§ TASK REQUIREMENTS
Write each line of the material exactly as given, from the top through the line that contains "const concentration = [6.25, 12.5, 25, 50, 100];", and omit all pictures.

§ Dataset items
-=-=-=-=-
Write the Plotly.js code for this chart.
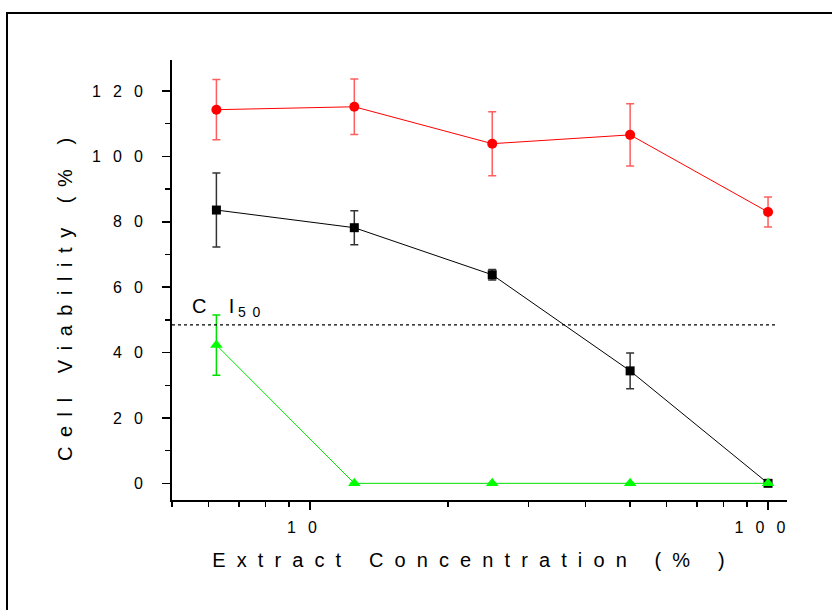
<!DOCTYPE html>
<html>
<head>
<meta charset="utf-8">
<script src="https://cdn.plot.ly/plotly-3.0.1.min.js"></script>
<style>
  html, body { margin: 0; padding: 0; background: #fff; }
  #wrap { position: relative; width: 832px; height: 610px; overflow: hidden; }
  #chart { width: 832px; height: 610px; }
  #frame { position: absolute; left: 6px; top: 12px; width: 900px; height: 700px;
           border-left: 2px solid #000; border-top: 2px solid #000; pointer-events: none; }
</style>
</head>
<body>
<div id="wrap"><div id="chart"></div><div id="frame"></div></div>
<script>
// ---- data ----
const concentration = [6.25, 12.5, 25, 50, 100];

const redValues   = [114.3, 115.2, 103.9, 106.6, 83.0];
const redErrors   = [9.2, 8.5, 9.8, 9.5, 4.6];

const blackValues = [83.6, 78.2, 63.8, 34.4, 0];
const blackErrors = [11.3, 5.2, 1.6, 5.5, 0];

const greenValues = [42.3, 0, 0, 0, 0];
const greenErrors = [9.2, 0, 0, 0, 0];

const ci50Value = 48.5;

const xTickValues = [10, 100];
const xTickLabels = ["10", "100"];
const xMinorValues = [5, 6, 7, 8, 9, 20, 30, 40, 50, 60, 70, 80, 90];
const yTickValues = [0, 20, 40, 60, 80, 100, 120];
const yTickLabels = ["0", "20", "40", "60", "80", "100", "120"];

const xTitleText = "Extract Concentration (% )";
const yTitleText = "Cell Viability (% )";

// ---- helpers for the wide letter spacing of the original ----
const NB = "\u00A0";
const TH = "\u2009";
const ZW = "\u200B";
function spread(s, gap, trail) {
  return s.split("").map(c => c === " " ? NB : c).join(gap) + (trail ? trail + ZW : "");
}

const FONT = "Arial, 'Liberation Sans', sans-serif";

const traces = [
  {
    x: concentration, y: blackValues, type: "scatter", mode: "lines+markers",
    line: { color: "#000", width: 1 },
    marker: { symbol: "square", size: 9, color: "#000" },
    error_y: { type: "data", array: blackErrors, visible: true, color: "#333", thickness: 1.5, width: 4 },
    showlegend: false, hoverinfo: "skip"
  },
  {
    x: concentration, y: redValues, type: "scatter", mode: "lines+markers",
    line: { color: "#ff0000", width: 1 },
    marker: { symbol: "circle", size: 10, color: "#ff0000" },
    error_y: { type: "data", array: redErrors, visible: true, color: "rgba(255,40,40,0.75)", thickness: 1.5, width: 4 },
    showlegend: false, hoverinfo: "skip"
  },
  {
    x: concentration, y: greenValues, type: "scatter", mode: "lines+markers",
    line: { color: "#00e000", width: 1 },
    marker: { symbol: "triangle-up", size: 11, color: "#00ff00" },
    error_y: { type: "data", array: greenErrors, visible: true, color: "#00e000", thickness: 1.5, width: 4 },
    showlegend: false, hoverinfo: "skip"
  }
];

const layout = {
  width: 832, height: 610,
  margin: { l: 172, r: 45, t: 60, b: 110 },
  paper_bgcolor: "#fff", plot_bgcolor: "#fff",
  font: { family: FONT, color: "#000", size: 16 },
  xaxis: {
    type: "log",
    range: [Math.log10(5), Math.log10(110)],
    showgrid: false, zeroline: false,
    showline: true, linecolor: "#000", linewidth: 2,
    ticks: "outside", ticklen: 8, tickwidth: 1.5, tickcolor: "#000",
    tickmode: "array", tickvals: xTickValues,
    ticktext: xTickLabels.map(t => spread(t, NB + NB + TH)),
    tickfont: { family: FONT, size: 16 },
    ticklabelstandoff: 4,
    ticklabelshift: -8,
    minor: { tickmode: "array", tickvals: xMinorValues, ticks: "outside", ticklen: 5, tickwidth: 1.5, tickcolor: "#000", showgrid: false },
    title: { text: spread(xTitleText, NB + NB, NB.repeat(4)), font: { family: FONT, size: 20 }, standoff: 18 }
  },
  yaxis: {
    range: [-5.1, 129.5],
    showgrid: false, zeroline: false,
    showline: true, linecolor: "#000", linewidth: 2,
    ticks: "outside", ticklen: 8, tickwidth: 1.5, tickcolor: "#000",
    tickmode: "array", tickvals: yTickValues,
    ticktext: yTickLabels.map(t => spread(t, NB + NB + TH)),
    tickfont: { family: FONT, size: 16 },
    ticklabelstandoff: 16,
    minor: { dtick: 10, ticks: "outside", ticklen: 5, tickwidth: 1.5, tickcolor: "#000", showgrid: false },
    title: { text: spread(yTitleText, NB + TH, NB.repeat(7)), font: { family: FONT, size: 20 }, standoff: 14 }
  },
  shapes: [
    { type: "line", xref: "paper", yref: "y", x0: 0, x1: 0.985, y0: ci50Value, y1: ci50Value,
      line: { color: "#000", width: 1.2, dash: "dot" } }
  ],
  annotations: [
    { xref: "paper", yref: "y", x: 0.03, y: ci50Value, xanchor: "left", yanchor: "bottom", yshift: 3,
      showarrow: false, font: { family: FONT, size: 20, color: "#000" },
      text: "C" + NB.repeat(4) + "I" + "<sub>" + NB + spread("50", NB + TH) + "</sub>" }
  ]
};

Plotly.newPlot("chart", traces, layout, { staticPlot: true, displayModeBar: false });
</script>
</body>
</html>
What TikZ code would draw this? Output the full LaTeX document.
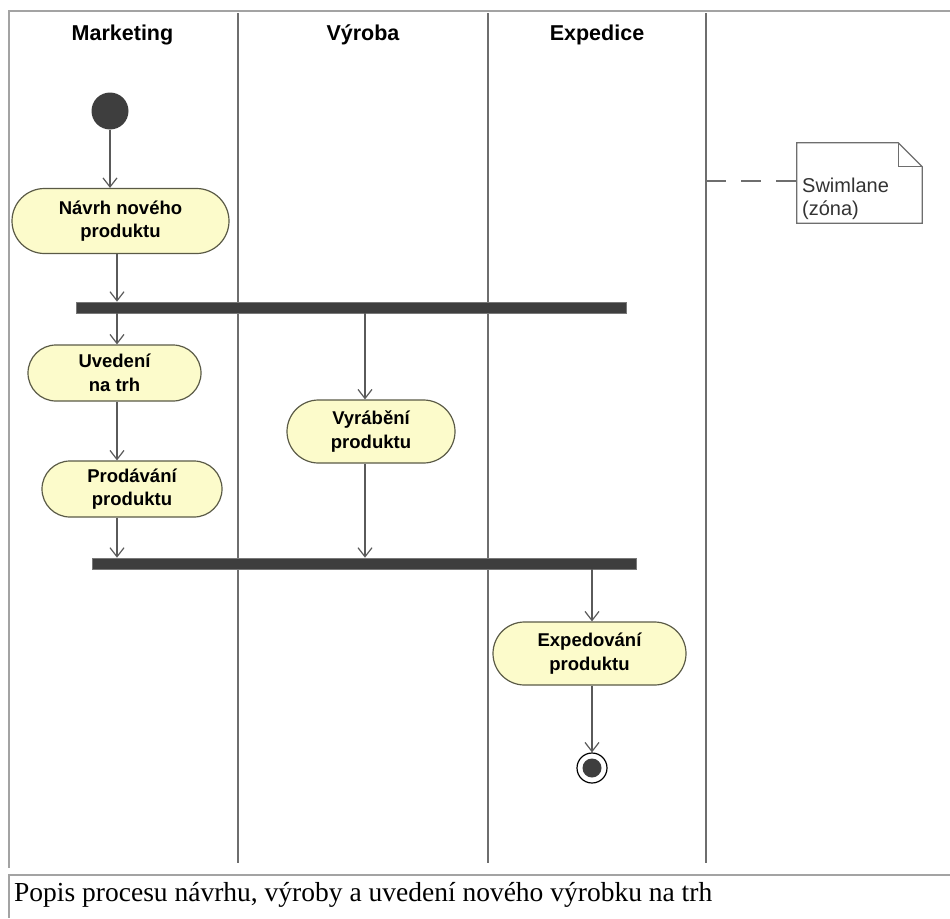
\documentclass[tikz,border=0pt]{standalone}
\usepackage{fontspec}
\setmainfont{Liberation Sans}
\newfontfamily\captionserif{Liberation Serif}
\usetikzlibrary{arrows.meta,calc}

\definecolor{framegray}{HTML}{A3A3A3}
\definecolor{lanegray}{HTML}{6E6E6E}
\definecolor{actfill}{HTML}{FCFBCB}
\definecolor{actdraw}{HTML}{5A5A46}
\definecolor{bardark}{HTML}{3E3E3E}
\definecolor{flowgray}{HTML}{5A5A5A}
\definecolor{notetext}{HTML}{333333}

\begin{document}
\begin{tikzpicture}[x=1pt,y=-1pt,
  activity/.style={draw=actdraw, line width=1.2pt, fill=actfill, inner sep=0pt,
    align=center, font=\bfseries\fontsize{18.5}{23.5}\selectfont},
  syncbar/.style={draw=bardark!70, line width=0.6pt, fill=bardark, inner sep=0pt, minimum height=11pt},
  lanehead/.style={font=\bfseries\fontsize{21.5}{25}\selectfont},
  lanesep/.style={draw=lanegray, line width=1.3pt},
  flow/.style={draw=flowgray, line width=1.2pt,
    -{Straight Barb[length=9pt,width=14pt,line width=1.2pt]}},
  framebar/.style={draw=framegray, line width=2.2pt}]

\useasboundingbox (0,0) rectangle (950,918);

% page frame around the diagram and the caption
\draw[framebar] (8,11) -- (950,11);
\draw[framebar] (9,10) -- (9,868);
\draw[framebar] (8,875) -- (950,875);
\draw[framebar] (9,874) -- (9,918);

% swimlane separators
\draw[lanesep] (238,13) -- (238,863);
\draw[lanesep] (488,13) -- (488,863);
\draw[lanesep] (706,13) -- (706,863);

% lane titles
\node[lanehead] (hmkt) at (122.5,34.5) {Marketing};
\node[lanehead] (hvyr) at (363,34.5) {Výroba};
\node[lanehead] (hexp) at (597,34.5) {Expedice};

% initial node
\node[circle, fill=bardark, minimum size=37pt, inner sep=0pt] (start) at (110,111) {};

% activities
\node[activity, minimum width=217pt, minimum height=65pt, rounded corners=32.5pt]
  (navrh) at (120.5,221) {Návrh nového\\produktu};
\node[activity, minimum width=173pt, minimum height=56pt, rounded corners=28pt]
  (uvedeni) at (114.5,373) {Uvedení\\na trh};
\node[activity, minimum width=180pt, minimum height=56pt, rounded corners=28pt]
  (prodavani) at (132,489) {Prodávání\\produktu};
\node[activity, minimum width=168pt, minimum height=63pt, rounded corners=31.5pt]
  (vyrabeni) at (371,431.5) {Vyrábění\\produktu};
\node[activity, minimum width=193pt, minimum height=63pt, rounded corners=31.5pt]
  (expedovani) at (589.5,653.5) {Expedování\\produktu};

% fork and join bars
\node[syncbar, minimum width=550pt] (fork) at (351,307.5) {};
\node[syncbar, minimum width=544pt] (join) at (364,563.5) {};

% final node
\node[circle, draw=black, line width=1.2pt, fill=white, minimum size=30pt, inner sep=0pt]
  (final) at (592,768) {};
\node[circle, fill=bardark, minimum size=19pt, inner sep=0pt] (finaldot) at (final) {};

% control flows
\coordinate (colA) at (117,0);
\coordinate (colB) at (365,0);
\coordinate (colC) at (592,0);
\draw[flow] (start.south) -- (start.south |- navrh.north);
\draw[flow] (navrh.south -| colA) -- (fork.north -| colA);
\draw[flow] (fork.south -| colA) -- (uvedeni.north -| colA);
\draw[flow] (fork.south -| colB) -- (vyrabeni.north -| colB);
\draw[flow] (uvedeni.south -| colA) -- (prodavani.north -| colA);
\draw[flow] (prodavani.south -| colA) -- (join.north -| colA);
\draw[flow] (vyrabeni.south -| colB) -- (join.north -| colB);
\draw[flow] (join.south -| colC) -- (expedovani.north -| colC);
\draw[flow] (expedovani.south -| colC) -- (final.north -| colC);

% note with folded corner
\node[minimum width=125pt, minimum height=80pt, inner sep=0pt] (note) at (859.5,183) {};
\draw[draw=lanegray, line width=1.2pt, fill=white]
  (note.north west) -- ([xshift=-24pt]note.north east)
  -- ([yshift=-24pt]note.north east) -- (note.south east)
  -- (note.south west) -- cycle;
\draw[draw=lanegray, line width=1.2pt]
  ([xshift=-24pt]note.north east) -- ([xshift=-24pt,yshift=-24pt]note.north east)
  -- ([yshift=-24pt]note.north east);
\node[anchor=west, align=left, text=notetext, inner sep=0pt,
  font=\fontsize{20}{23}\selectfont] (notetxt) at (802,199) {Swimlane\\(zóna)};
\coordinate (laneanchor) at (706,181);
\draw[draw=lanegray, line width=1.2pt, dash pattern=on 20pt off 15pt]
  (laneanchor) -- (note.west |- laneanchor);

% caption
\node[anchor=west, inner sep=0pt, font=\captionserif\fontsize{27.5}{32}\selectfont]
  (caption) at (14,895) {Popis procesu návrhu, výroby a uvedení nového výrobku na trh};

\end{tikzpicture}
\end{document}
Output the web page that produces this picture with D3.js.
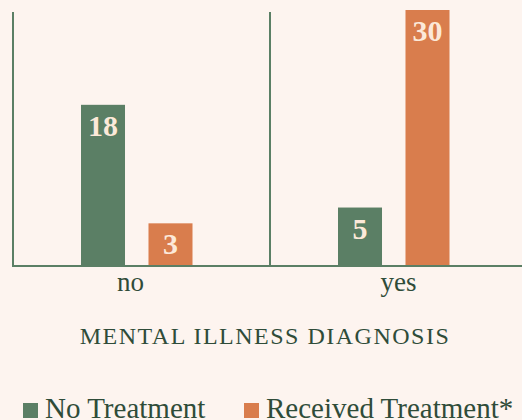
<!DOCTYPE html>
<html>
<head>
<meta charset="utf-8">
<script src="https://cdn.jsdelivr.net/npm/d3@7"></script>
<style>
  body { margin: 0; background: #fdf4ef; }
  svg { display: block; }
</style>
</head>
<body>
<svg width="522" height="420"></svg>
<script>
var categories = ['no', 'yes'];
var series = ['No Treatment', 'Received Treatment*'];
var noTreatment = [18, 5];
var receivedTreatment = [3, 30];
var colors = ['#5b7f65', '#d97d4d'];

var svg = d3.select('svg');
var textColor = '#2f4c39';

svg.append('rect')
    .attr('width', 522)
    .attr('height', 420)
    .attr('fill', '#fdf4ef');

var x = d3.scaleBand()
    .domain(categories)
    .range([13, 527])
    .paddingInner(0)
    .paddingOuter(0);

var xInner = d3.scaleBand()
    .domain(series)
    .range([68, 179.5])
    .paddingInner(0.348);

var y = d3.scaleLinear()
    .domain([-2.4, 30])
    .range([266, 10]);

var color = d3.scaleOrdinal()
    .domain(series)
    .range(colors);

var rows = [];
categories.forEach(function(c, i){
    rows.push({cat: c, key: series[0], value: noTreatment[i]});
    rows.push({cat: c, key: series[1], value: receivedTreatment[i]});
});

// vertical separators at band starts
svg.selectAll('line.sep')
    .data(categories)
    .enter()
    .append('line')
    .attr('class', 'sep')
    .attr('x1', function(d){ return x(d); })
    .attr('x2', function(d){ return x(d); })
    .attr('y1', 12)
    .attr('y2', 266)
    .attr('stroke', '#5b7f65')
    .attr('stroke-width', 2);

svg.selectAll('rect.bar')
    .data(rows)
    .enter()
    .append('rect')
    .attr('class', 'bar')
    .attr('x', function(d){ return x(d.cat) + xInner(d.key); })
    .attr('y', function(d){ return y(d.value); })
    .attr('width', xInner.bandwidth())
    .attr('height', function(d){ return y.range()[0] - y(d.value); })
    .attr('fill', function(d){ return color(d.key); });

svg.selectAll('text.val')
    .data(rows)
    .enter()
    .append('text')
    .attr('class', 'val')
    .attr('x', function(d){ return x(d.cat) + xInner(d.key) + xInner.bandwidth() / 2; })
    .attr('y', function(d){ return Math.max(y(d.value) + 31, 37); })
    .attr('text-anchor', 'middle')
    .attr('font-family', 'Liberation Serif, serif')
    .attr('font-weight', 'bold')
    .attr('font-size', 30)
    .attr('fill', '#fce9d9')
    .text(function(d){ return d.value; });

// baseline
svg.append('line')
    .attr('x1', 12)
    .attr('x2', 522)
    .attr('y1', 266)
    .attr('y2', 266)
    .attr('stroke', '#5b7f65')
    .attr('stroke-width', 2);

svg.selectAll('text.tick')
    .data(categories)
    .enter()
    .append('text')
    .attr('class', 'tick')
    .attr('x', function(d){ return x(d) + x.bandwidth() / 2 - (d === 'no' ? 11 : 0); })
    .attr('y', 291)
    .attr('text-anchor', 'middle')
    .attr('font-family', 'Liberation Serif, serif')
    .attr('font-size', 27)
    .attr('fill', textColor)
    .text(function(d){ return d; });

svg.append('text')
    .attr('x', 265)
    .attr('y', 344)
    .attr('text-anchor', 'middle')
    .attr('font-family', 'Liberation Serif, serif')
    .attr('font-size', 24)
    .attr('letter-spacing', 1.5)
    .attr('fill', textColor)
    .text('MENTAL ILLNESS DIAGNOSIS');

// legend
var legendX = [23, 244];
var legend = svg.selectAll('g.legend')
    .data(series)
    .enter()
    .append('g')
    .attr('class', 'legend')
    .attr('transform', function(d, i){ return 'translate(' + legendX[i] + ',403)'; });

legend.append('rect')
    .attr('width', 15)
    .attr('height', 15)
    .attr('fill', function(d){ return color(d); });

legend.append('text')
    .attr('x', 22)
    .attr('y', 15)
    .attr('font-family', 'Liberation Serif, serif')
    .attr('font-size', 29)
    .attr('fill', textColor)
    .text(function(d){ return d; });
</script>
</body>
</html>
-=-=-=-=-
§ SOLUTION TO THIS EXERCISE
Write the Plotly.js code for this chart.
<!DOCTYPE html>
<html>
<head>
<meta charset="utf-8">
<script src="https://cdn.plot.ly/plotly-3.0.1.min.js"></script>
<style>
  html, body { margin: 0; padding: 0; background: #fff; }
  #wrap { position: relative; width: 832px; height: 610px; overflow: hidden; }
  #chart { width: 832px; height: 610px; }
  #frame { position: absolute; left: 6px; top: 12px; width: 900px; height: 700px;
           border-left: 2px solid #000; border-top: 2px solid #000; pointer-events: none; }
</style>
</head>
<body>
<div id="wrap"><div id="chart"></div><div id="frame"></div></div>
<script>
// ---- data ----
const concentration = [6.25, 12.5, 25, 50, 100];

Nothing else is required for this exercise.